Wednesday, May 27, 2026
Breaking

Ecuador Colombia Tariff War

Ecuador has raised tariffs on Colombian goods to 100%, sending bilateral trade down 44% as a diplomatic dispute rooted in security and geopolitics spirals into a full-blown economic rupture.

President Daniel Noboa announced the sweeping new duties in his State of the Union address on Sunday, framing the move as a response to Colombian support for Ecuadorian criminal groups and a wave of forced disappearances that rights groups trace to Colombian-linked cartels operating across the shared border.

The tariff escalation caps a three-month descent from initial 25% duties imposed in April. Business groups on both sides say the collapse is unlike anything seen since the Cenepa border conflict of 1995. Colombia’s commerce minister called the move “an act of economic aggression” and said Bogota was preparing a formal complaint to the Andean Community trade bloc.

The friction is partly downstream of a wider US regional strategy.

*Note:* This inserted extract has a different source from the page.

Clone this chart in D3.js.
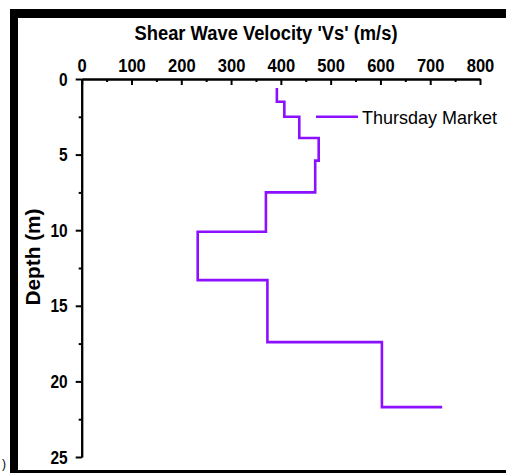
<!DOCTYPE html>
<html>
<head>
<meta charset="utf-8">
<script src="https://cdn.jsdelivr.net/npm/d3@7/dist/d3.min.js"></script>
<style>
  html, body { margin: 0; padding: 0; background: #fff; }
  svg { display: block; }
  text { font-family: "Liberation Sans", Arial, sans-serif; }
</style>
</head>
<body>
<svg id="chart" width="506" height="473"></svg>
<script>
// ---- data ----
const layerTop    = [0.6, 1.5, 2.5, 3.9, 5.4, 7.5, 10.1, 13.3, 17.4];
const layerBottom = [1.5, 2.5, 3.9, 5.4, 7.5, 10.1, 13.3, 17.4, 21.7];
const layerVs     = [392, 407, 437, 476, 469, 370, 233, 373, 603];
const lastDepth   = [21.7];
const lastVs      = [724];
const xTicks      = [0, 100, 200, 300, 400, 500, 600, 700, 800];
const xMinor      = [50, 150, 250, 350, 450, 550, 650, 750];
const yTicks      = [0, 5, 10, 15, 20, 25];
const yMinor      = [2.5, 7.5, 12.5, 17.5, 22.5];
const seriesName  = "Thursday Market";
const titleText   = "Shear Wave Velocity 'Vs' (m/s)";
const yLabelText  = "Depth (m)";

const svg = d3.select("#chart");
const purple = "#8a10ff";

// frame pieces
svg.append("rect").attr("x", 10).attr("y", 9).attr("width", 8).attr("height", 464).attr("fill", "#000");
svg.append("rect").attr("x", 10).attr("y", 9).attr("width", 496).attr("height", 9).attr("fill", "#000");
svg.append("rect").attr("x", 10).attr("y", 470).attr("width", 496).attr("height", 3).attr("fill", "#000");
svg.append("text").attr("x", 2).attr("y", 468).attr("font-size", 12).text(")");

const x = d3.scaleLinear().domain([0, 800]).range([81.7, 480]);
const y = d3.scaleLinear().domain([0, 25]).range([79, 457]);

// x axis (top), ticks pointing inward
svg.append("g").attr("class", "xax").attr("transform", `translate(0,${y(0)})`)
  .call(d3.axisTop(x).tickValues(xTicks).tickSizeInner(-6).tickSizeOuter(0).tickPadding(7));
svg.append("g").attr("transform", `translate(0,${y(0)})`)
  .call(d3.axisTop(x).tickValues(xMinor).tickSizeInner(-3).tickSizeOuter(0).tickFormat(""));

// y axis (left), ticks pointing outward
svg.append("g").attr("class", "yax").attr("transform", `translate(${x(0)},0)`)
  .call(d3.axisLeft(y).tickValues(yTicks).tickSizeInner(6).tickSizeOuter(0).tickPadding(8));
svg.append("g").attr("transform", `translate(${x(0)},0)`)
  .call(d3.axisLeft(y).tickValues(yMinor).tickSizeInner(3).tickSizeOuter(0).tickFormat(""));

svg.selectAll(".domain").attr("stroke", "#000").attr("stroke-width", 2);
svg.selectAll(".tick line").attr("stroke", "#000").attr("stroke-width", 2);
svg.selectAll(".tick text").attr("font-family", "Liberation Sans, Arial, sans-serif")
  .attr("font-weight", "bold").attr("font-size", 19).attr("fill", "#000")
  .attr("lengthAdjust", "spacingAndGlyphs");
svg.selectAll(".xax .tick text").attr("textLength", d => String(d).length * 9.2);
svg.selectAll(".yax .tick text").attr("textLength", d => String(d).length * 8.6);

// title and y label
svg.append("text").attr("x", 266).attr("y", 40).attr("text-anchor", "middle")
  .attr("font-size", 20).attr("font-weight", "bold")
  .attr("textLength", 263).attr("lengthAdjust", "spacingAndGlyphs").text(titleText);
svg.append("text").attr("transform", "translate(40,257) rotate(-90)").attr("text-anchor", "middle")
  .attr("font-size", 20).attr("font-weight", "bold")
  .attr("textLength", 97).attr("lengthAdjust", "spacingAndGlyphs").text(yLabelText);

// step profile
const pts = [];
layerVs.forEach((v, i) => { pts.push([v, layerTop[i]]); pts.push([v, layerBottom[i]]); });
pts.push([lastVs[0], lastDepth[0]]);
svg.append("path").datum(pts)
  .attr("fill", "none").attr("stroke", purple).attr("stroke-width", 2.6)
  .attr("stroke-linejoin", "miter")
  .attr("d", d3.line().x(d => x(d[0])).y(d => y(d[1])));

// legend
svg.append("line").attr("x1", 316).attr("x2", 358).attr("y1", 116.7).attr("y2", 116.7)
  .attr("stroke", purple).attr("stroke-width", 2.6);
svg.append("text").attr("x", 362).attr("y", 123.5).attr("font-size", 19)
  .attr("textLength", 135).attr("lengthAdjust", "spacingAndGlyphs").text(seriesName);
</script>
</body>
</html>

Washington has backed Noboa’s military-first approach with $200 million in security assistance, while Colombia under Petro has pursued a more cautious posture toward Caracas. Ecuador’s navy seized three Go-fast boats suspected of carrying Colombian cocaine in the Gulf of Guayaquil last week — the third such intercept in eight days.

For Noboa, the tariff offensive also carries political utility. His approval rating has dipped 8 points since January, with voters in the border provinces hardest hit by cartel violence. A recent UN Development Programme survey found 62% of Ecuadorians list crime as their primary concern — ahead of jobs, healthcare and education. Tariffs on Colombia play to that anxiety, even as they deepen economic pain for importers and consumers already dealing with a 40% currency devaluation since 2023.

The Andean Community has called a special session for Thursday to consider mediation. Colombia has already imposed retaliatory tariffs on Ecuadorian bananas and flowers — key exports representing roughly $800 million annually. Neither side has signalled willingness to step back.